Required task | Begin at the line containing "Write a web" and stop at the line containing "var chart = echarts.init(document.getElementById('chart'))"; copy those lines exactly, ends included, and nothing else.

Material to process |
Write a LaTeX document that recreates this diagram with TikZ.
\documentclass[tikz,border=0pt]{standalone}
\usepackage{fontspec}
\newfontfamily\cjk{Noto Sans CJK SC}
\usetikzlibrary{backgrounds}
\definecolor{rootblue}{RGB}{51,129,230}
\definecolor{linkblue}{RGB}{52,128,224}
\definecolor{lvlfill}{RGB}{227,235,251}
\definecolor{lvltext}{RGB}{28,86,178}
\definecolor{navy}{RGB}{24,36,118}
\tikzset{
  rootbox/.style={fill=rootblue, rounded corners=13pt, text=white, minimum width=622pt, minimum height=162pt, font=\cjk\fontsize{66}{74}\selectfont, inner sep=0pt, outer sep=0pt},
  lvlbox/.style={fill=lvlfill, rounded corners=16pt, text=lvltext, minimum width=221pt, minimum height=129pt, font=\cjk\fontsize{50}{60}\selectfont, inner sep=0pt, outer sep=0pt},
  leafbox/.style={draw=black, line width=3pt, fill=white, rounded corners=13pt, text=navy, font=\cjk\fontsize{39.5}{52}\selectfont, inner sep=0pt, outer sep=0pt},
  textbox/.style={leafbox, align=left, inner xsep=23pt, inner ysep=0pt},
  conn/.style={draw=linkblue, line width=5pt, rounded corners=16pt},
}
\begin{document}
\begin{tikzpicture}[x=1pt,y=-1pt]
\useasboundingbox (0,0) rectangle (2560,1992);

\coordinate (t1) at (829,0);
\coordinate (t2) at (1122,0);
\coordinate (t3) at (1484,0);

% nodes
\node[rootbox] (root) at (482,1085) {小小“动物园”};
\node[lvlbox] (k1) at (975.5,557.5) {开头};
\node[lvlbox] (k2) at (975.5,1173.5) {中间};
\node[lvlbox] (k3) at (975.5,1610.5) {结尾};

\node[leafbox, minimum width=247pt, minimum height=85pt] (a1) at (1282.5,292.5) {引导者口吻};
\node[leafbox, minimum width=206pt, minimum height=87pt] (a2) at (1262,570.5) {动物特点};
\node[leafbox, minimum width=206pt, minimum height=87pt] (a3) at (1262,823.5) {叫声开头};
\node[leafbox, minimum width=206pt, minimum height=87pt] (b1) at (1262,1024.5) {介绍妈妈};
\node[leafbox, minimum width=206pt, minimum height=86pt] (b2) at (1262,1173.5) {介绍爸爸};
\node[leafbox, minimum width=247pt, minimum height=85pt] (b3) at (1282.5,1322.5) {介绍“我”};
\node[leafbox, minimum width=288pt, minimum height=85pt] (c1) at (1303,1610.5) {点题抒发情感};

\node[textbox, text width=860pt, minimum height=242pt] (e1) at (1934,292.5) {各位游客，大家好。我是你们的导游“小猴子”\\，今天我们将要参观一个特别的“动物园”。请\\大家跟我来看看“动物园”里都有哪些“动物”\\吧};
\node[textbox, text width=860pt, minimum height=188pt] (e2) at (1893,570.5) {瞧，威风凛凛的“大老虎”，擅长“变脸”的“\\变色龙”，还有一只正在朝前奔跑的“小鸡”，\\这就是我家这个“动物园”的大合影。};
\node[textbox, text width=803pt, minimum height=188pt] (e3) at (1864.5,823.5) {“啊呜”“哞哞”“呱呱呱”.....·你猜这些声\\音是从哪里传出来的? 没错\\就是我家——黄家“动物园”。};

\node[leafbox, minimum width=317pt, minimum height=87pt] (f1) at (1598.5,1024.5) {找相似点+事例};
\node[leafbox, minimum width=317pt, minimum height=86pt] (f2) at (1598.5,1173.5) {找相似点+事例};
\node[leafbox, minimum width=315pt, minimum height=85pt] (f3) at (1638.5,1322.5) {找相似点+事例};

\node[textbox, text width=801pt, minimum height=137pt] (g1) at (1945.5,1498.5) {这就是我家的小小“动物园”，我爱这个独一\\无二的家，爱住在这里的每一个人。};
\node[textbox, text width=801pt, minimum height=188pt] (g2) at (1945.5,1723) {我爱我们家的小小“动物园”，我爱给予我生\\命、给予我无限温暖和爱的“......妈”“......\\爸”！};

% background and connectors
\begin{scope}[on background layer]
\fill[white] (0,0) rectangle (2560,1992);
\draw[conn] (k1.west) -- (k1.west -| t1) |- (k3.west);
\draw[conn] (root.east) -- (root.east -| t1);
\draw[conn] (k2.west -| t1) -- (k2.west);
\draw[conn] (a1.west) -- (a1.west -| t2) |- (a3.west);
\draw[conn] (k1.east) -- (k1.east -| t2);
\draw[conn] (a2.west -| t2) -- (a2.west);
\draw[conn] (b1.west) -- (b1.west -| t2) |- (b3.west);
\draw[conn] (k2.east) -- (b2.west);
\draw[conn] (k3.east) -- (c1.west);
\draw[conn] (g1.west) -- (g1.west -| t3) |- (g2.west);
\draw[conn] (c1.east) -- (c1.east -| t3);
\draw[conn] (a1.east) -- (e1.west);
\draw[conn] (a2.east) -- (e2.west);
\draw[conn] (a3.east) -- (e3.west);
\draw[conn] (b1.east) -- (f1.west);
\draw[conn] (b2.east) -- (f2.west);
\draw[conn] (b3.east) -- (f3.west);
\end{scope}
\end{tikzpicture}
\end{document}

---

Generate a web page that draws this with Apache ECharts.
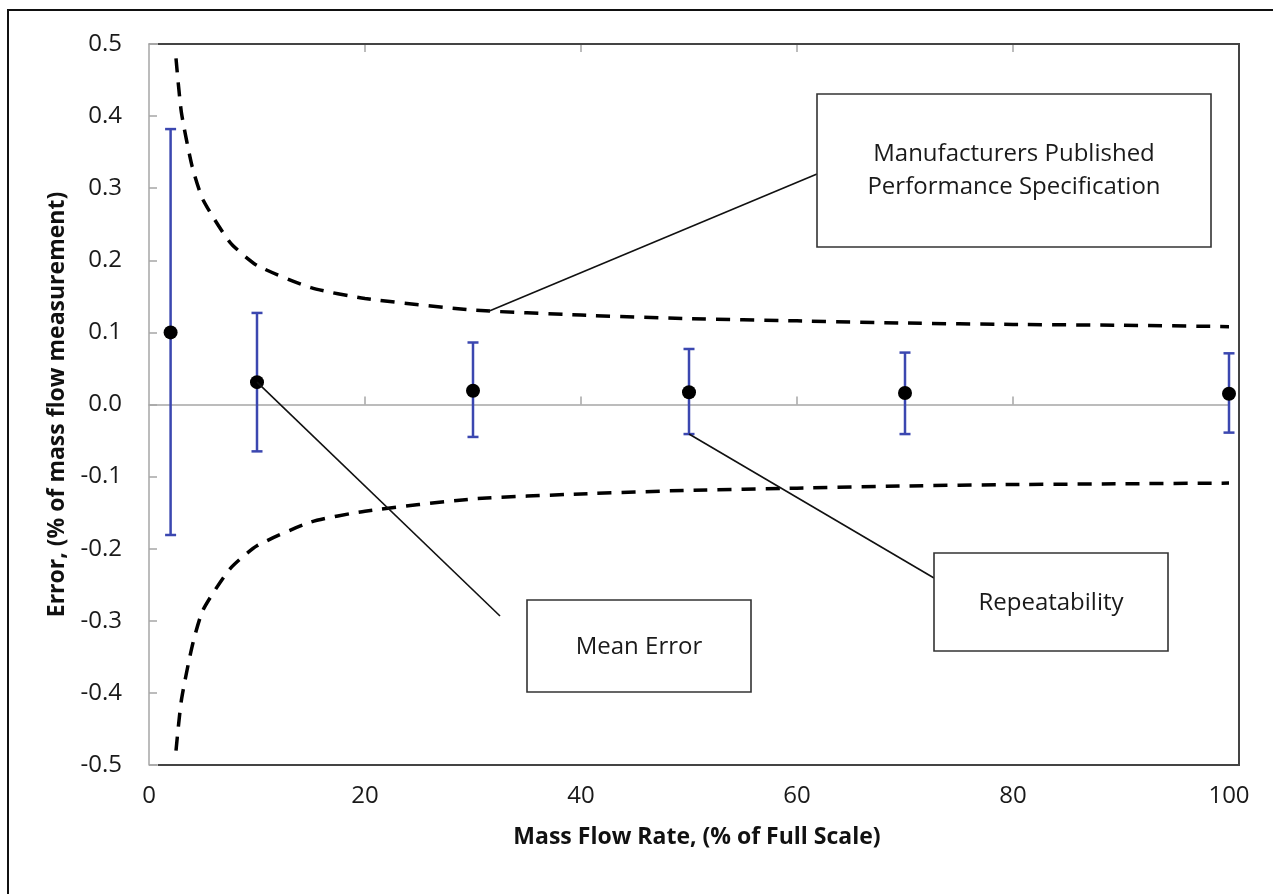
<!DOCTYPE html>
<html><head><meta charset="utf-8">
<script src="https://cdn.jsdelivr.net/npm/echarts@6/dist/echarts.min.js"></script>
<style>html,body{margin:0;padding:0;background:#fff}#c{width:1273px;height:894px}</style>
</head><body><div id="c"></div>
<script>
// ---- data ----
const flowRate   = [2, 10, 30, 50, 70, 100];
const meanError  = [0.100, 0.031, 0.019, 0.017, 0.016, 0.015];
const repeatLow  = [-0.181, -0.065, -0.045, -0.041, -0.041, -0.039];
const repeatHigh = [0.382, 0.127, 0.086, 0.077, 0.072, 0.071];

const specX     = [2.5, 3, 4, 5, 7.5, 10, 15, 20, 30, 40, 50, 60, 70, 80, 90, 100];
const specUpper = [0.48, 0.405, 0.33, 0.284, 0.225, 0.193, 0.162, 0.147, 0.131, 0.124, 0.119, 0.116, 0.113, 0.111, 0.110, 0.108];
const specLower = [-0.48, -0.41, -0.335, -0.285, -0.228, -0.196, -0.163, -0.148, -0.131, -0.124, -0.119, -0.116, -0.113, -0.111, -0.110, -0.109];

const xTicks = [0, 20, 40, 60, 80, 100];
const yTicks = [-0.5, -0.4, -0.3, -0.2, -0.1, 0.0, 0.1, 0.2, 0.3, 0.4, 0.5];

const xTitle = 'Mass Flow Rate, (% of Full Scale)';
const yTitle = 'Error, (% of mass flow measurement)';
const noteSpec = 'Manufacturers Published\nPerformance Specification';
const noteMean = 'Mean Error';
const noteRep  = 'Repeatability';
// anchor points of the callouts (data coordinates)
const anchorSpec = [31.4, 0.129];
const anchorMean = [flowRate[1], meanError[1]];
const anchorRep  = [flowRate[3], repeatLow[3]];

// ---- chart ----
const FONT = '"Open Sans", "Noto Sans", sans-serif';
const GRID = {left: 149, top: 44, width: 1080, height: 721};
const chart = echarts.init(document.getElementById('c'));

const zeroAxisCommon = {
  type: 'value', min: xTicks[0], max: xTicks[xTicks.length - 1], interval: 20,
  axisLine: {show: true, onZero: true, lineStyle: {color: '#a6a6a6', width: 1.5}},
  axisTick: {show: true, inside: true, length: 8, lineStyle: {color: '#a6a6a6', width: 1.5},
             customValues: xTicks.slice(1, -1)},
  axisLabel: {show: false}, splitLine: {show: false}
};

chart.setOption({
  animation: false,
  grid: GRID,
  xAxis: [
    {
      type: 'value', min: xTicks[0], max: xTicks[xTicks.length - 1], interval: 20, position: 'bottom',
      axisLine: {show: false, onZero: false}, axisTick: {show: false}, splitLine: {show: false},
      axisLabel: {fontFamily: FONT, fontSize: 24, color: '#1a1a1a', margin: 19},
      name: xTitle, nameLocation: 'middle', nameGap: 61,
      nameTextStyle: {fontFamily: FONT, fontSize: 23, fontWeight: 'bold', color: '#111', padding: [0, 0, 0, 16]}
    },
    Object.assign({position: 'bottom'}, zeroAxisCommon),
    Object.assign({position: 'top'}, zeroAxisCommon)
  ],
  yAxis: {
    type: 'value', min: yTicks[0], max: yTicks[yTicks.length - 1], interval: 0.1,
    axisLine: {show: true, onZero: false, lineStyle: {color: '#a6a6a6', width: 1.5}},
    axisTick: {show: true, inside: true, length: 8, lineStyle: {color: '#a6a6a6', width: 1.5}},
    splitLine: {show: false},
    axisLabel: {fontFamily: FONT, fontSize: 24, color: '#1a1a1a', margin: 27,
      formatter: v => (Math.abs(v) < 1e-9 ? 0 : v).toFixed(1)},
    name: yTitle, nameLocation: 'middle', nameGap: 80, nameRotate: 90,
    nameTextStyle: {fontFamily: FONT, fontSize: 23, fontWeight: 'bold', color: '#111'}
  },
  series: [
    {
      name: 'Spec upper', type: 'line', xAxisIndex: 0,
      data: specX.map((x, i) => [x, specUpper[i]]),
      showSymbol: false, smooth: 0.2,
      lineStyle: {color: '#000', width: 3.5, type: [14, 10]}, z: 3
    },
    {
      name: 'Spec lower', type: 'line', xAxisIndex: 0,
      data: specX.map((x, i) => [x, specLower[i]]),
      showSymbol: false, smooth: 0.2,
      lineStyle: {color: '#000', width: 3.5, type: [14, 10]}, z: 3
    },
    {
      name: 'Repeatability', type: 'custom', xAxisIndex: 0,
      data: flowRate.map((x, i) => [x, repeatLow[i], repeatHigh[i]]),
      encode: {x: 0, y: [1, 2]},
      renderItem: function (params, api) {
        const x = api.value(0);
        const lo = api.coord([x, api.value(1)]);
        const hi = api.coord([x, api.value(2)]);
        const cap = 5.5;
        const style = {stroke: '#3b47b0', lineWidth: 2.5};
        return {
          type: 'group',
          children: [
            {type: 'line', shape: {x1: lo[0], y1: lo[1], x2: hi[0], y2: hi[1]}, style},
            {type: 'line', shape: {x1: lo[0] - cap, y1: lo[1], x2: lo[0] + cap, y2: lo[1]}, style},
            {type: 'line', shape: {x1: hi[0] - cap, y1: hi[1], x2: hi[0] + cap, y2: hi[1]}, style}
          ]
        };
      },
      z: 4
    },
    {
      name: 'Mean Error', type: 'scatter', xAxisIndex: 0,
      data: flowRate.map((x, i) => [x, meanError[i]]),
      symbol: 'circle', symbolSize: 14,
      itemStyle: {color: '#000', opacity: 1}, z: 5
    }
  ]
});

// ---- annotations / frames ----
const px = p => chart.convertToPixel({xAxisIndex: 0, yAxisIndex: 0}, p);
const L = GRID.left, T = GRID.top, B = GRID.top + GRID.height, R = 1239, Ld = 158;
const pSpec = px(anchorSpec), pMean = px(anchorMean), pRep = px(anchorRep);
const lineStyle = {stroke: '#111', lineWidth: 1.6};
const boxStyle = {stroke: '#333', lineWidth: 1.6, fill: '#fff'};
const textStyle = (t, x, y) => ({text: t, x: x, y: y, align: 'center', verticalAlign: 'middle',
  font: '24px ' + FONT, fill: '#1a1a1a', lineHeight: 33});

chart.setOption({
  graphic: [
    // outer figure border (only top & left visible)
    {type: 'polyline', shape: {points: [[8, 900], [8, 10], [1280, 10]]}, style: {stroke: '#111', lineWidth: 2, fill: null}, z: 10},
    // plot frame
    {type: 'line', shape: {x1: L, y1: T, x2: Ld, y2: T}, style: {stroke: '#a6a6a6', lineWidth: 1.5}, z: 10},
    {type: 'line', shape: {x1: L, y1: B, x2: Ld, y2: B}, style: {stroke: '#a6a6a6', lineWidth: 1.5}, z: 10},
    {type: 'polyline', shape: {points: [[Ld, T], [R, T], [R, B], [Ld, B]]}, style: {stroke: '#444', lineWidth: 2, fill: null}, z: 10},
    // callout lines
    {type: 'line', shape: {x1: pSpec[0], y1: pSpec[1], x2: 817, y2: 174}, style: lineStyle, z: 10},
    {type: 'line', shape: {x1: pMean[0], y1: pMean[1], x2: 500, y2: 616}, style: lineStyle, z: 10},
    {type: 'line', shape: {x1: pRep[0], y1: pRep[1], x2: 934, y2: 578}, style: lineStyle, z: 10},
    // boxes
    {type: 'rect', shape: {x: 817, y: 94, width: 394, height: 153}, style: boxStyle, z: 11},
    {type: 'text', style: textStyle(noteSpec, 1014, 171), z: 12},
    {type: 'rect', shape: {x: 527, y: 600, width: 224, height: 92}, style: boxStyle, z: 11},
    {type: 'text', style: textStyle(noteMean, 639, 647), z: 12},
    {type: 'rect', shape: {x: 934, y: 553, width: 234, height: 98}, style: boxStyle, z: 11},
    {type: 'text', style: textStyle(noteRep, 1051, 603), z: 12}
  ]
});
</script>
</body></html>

--

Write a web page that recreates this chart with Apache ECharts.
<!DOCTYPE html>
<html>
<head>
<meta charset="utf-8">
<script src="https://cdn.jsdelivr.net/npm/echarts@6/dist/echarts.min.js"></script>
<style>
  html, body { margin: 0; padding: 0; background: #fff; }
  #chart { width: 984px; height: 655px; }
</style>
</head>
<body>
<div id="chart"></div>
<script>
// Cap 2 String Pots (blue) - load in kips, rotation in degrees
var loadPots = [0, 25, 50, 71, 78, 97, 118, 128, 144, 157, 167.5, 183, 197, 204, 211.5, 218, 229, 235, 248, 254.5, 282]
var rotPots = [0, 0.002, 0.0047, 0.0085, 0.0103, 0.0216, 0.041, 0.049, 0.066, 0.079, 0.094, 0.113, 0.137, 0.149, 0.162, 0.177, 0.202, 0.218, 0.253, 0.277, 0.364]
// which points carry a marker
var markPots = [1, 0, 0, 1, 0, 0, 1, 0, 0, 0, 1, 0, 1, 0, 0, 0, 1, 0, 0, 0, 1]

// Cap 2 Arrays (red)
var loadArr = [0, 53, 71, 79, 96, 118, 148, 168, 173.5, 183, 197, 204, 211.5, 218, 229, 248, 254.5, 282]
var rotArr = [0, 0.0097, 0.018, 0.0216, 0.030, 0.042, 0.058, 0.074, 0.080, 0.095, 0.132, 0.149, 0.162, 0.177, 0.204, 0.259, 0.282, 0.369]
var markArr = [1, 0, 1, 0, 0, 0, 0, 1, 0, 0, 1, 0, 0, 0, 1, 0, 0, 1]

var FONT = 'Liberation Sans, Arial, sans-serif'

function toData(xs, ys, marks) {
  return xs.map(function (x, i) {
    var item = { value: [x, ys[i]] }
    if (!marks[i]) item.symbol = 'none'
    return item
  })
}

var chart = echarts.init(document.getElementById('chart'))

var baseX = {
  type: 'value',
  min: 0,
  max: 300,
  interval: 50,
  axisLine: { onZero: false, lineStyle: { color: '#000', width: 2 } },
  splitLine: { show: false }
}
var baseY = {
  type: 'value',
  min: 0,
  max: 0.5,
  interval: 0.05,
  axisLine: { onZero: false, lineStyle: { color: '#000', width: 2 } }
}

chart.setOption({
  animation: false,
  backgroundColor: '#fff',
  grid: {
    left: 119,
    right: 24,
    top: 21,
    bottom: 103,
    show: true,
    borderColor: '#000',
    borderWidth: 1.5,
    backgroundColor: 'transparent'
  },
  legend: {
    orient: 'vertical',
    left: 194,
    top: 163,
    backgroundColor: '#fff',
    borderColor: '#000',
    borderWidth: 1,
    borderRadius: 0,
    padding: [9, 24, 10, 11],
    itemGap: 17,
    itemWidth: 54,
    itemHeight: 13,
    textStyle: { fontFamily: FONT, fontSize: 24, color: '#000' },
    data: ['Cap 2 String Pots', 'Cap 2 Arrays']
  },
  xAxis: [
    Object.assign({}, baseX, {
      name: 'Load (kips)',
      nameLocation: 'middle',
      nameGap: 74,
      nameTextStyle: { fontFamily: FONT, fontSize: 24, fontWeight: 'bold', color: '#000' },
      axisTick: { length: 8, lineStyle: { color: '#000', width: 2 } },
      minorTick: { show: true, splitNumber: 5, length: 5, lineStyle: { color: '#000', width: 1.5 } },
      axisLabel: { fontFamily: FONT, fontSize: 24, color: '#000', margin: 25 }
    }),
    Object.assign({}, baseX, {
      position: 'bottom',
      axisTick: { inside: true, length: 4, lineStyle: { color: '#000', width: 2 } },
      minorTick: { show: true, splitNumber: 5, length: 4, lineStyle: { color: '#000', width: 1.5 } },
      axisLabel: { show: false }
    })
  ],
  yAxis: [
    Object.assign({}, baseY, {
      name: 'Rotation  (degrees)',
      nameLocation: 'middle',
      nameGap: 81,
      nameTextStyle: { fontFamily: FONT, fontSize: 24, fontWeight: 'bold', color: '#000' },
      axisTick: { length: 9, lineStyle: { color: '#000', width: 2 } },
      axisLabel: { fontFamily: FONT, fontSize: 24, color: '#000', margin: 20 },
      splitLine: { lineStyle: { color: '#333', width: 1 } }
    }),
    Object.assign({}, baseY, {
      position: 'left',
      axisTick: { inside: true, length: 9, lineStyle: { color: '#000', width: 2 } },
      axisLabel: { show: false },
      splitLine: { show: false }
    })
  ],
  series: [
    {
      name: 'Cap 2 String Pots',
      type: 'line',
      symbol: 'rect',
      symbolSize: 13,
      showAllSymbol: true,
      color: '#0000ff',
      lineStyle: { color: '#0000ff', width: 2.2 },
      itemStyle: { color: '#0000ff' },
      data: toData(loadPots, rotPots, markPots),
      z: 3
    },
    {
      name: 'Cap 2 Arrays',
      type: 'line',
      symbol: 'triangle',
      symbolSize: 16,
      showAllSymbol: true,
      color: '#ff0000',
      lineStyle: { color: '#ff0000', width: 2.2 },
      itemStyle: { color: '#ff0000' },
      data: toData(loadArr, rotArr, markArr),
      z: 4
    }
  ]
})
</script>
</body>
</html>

Answer for this exercise |
Write a web page that recreates this chart with Apache ECharts.
<!DOCTYPE html>
<html>
<head>
<meta charset="utf-8">
<script src="https://cdn.jsdelivr.net/npm/echarts@6/dist/echarts.min.js"></script>
<style>
  html, body { margin: 0; padding: 0; background: #fff; }
  #chart { width: 984px; height: 655px; }
</style>
</head>
<body>
<div id="chart"></div>
<script>
// Cap 2 String Pots (blue) - load in kips, rotation in degrees
var loadPots = [0, 25, 50, 71, 78, 97, 118, 128, 144, 157, 167.5, 183, 197, 204, 211.5, 218, 229, 235, 248, 254.5, 282]
var rotPots = [0, 0.002, 0.0047, 0.0085, 0.0103, 0.0216, 0.041, 0.049, 0.066, 0.079, 0.094, 0.113, 0.137, 0.149, 0.162, 0.177, 0.202, 0.218, 0.253, 0.277, 0.364]
// which points carry a marker
var markPots = [1, 0, 0, 1, 0, 0, 1, 0, 0, 0, 1, 0, 1, 0, 0, 0, 1, 0, 0, 0, 1]

// Cap 2 Arrays (red)
var loadArr = [0, 53, 71, 79, 96, 118, 148, 168, 173.5, 183, 197, 204, 211.5, 218, 229, 248, 254.5, 282]
var rotArr = [0, 0.0097, 0.018, 0.0216, 0.030, 0.042, 0.058, 0.074, 0.080, 0.095, 0.132, 0.149, 0.162, 0.177, 0.204, 0.259, 0.282, 0.369]
var markArr = [1, 0, 1, 0, 0, 0, 0, 1, 0, 0, 1, 0, 0, 0, 1, 0, 0, 1]

var FONT = 'Liberation Sans, Arial, sans-serif'

function toData(xs, ys, marks) {
  return xs.map(function (x, i) {
    var item = { value: [x, ys[i]] }
    if (!marks[i]) item.symbol = 'none'
    return item
  })
}

var chart = echarts.init(document.getElementById('chart'))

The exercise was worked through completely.